Cuando visitamos el claustro bajo del convento de Malinalco, nos encontramos frente a un viñedo paradisiaco que alberga entre vides y racimos de uvas, un sinfín de flores y frutas americanas que son picoteadas y mordisqueadas por animales míticos de la religión nahua.
Como turistas, acudimos a presenciar una obra de arte muy hermosa que tiene una historia que nos es narrada por varios guías y que explica las variedades de flora y fauna que podemos apreciar.
Pero para los hombres nobles y cultos de la antigua Anahuac, recorrer los pasillos del claustro bajo del convento era como un paseo por la casa del Dador de vida, llena de imágenes hermosas que evocaban la experiencia del olor fragante y el sabor delicioso.
Dice un poema nahua de la época:
Alegrémonos, menesterosos,
En el interior de la casa de la primavera,
En donde están las pinturas.
…
en el lugar de la luz y el calor,
en el lugar del mando,
el florido cacao está espumoso,
la bebida que con flores embriaga.
…
Solo izquixóchitl, flores olorosas,
Preciosas flores olorosas,
Se esparcen aquí en el interior de la casa del verdor,
En el interior de la casa de las pinturas,
Solo te doy contento.
Con flores se aguarda la palabra del Dios único.
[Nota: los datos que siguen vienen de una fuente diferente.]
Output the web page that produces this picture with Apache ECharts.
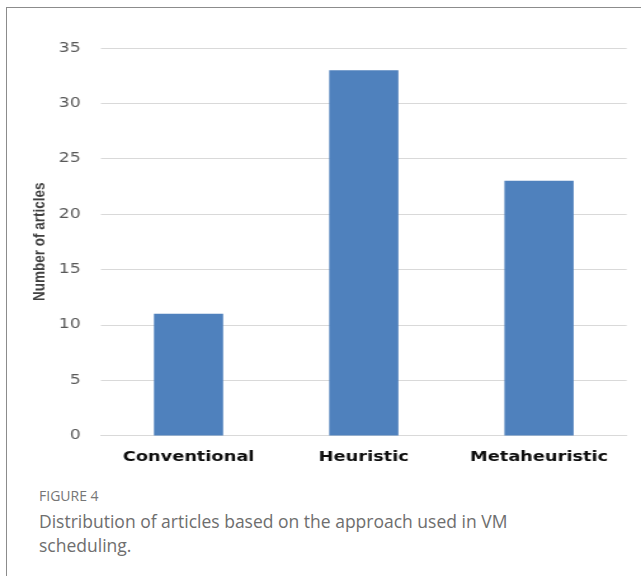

¿Así es tu casa, Dador de vida?
El aroma personal y de los lugares era considerado uno de los aspectos más importantes de la esencia de las cosas. El bien siempre estaba asociado a olores agradables, mientras que lo malo carecía de esta gracia fragante.
De tal manera que, por ejemplo, la idea de “algo sabroso, fragante, se decía de una ciudad en donde existía dicha, felicidad; o quizás se decía de un tlatoani que era dador de alegría a la gente.”
Mientras que por el contrario, “in atzopelic, in ahuahuiac, era insípido, sin fragancia, o del hombre que es desterrado. Se decía “vete, abandona la ciudad, porque la ciudad te considera insípido, sin fragancia.” O quizá se le decía esto a algún tlatoani: “No eres considerado sabroso, fragante.”
Percibir el buen olor era una gracia otorgada por Quetzalcóatl, el dios del aire, del viento, a los hombres. En los relatos de la creación del ser humano se escribió: “Los dioses dijeron entre si: “He aquí que el hombre estará aína triste si no le hacemosnosotros algo para regocijarle, y a fin de que tome gusto de vivir en la tierra y nos alabe y cante y dance.” Lo que oído por el dios Ehécatl, el dios del aire, en su corazón pensaba dónde podría encontrar un licor para entregar al hombre, para hacerle alegrarse.”
Con su gracia y poder le permitió oler las fragancias agradables. El aroma se ligaba fácilmente con el sabor, y esta experiencia agradable se asociaba a conceptos siempre amables. Por ejemplo, la palabra ahuíac, significa “cosa suave, olorosa y gustosa.” O bien tzopeliccuícatl, es canto dulce. Mientras que huelicatlatoa significa “hablar gustoso, sabroso.”
Finalmente se pensaba que si un dios favorecía a alguien, éste recibía “la dulzura, la fragancia, la misericordia” divinas.
La nariz indígena estaba acostumbrada a algunos aromas fijos que estaban presentes a lo largo de todo el año. Mientras que otros aparecían exclusivamente en determinadas estaciones, pues el clima y las condiciones ambientales los traían.
El proceso para apreciar los aromas tenía cuatro etapas. En la primera se distinguían los aromas de la belleza visible, como los de las flores. La segunda era la de los aromas sabrosos que abren el apetito, como el vapor de los tamales o el del tatemado de los jitomates. El tercero era el olor de la muerte, de las cosas inertes y en proceso de descomposición. Y finalmente se podía percibir la fragancia de la energía divina que mantiene en movimiento el universo.
Usar este antiguo arte de catar, nos permite distinguir matices novedosos en las más diversas bebidas, entre ellas por supuesto, el vino.